Violence between Nigerian security forces and Islamist militants has forced thousands of civilians to take shelter in army barracks in the northern city of Maiduguri Tuesday. Nigerian police have confirmed that 103 people have been killed in the city in just a matter of days, including 90 Islamist militants from the Boko Haram group as well as eight police officers. 


There have been further reports of sporadic violence in Maiduguri Tuesday, as the ethnic tensions gripping the city continue to spiral out of control. An AFP journalist has reported hearing gunshots and seeing a column of smoke rising over the besieged city.


Maiduguri, which is located in the northern Borno province, has seen the worst violence to date, with militants attacking and setting fire to a local police station and a prison, according to news reports.


The group Boko Haram, literally meaning ‘education is prohibited’, opposes Western education and demands the strict adoption of sharia law. Locally known as “the Taliban,” the group is believed to be headed by Mohammed Yusuf, who is a preacher at a Maidugur mosque.


The Islamist rebels have targeted security forces and government agencies with gun fire and arson attacks in the four northern Nigerian states of Borno, Bauchi, Yobe and Kano.

Security forces and churches targeted



Violence broke out in the region on Sunday following the arrest of some Boko Haram members, according to news reports.



Speaking to FRANCE 24 Tuesday, Radio France Internationale (RFI) journalist Aminu Abubakar in Yobe said the Islamist insurgents were specifically targeting police and security forces.

“They believe that all existing security agencies should be dislodged before the government can be defeated,” said Abubakar. “Although they believe any Muslim who defends the government is also a heretic and should be killed. Muslims and Christians alike are quite apprehensive of this group.”

Christian churches in the state of Borno have also been set ablaze, according to reports.

Abdulmuni Ibrahim Mohammed, senior member of Boko Haram, threatened further attacks after his arrest in Kano state, Reuters news agency reported.

“Even if I am arrested, there are more out there to do the job,” the leader was quoted as saying.

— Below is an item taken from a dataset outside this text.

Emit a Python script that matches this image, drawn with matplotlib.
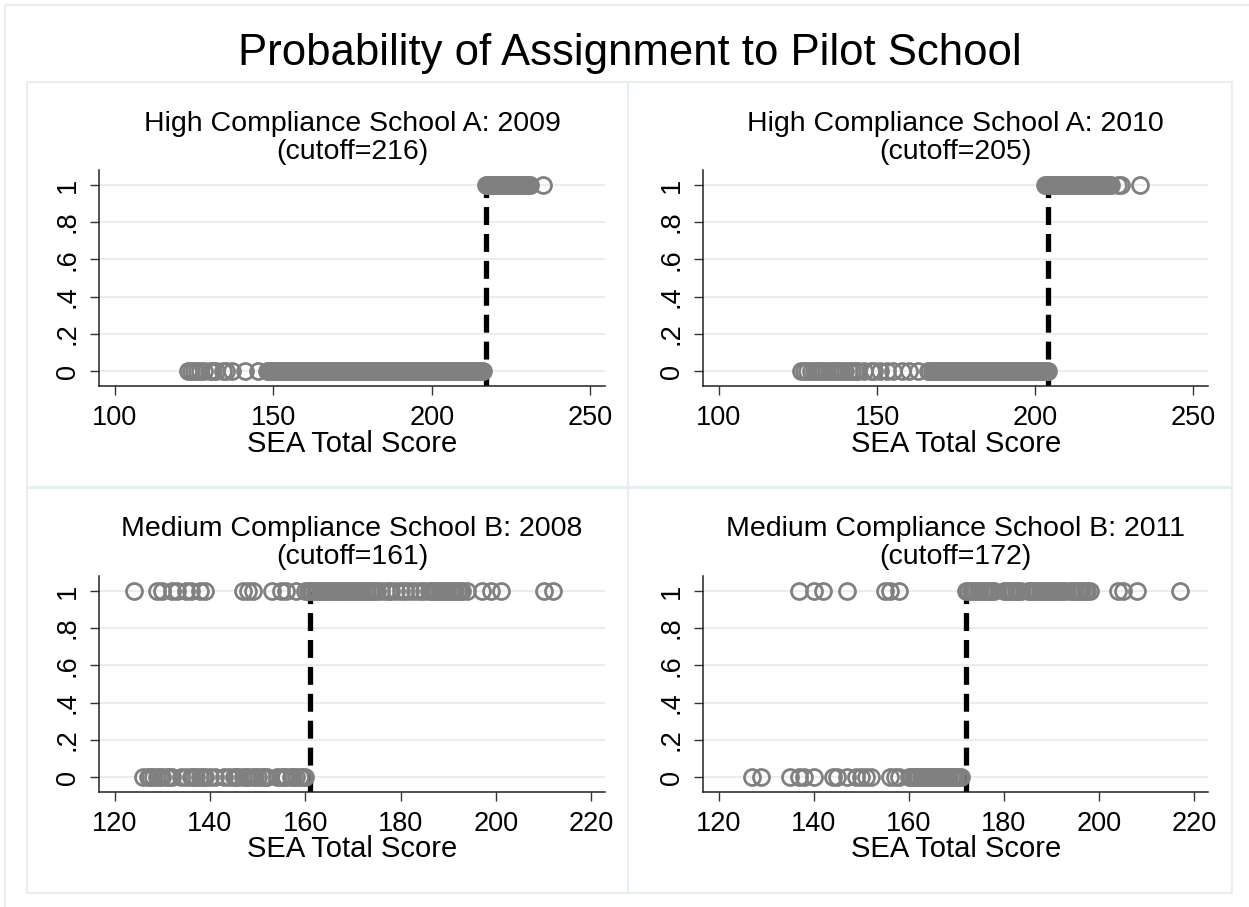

While calm had returned to most of the region, an atmosphere of unease still reigned in cities such as Potiskum, which was rocked by violence three days ago.

“The militants have now gathered in their mosque [in Maiguri] and are guarding the house of their leader Mohammed Yusuf against any possible attacks from troops,” reported Abubakar.

According to Ali Kabre, another RFI journalist in Lagos, the supporters of Mohammed Yusuf are seeking arms and munitions to wage jihad in their country, “against the government institutions who model themselves after the Western world.”

These latest, religious-motivated clashes in the northern states are not connected to unrest in the oil-producing Niger Delta in the country’s south.

Religious unrest

Since 1999 and the return of a civilian regime to Nigeria’s central government, 12 northern states have introduced Islamic sharia law.

The north of Nigeria is mainly Muslim, although large Christian minorities have settled in the main towns, and interreligious conflict flared only recently in the region in February.

According to Abubakar, the insurgents behind the latest violence take their inspiration from Taliban militants in Afghanistan.

“Although there is no known link, they want to establish an Islamic state in the fashion of the Taliban,” he said.

According to Elizabeth Donnelly, Africa Programme Manager at Chatham House, it is unclear how long Boko Haram has been operating and the clashes are largely a way of testing the group’s own strength.

“Although they have a clear, vocal leadership, it is not clear they have a solid membership,” said Donnelly. “The attacks are more likely the spontaneous reactions of impoverished youth.”

More than 700 people died in November in Jos, the capital of Plateau state, when a political feud over a local election degenerated into a bloody confrontation between Muslims and Christians.

More than 200 ethnic groups generally live peacefully side by side in Nigeria, but bouts of religious unrest have been recurrent in the country’s recent history.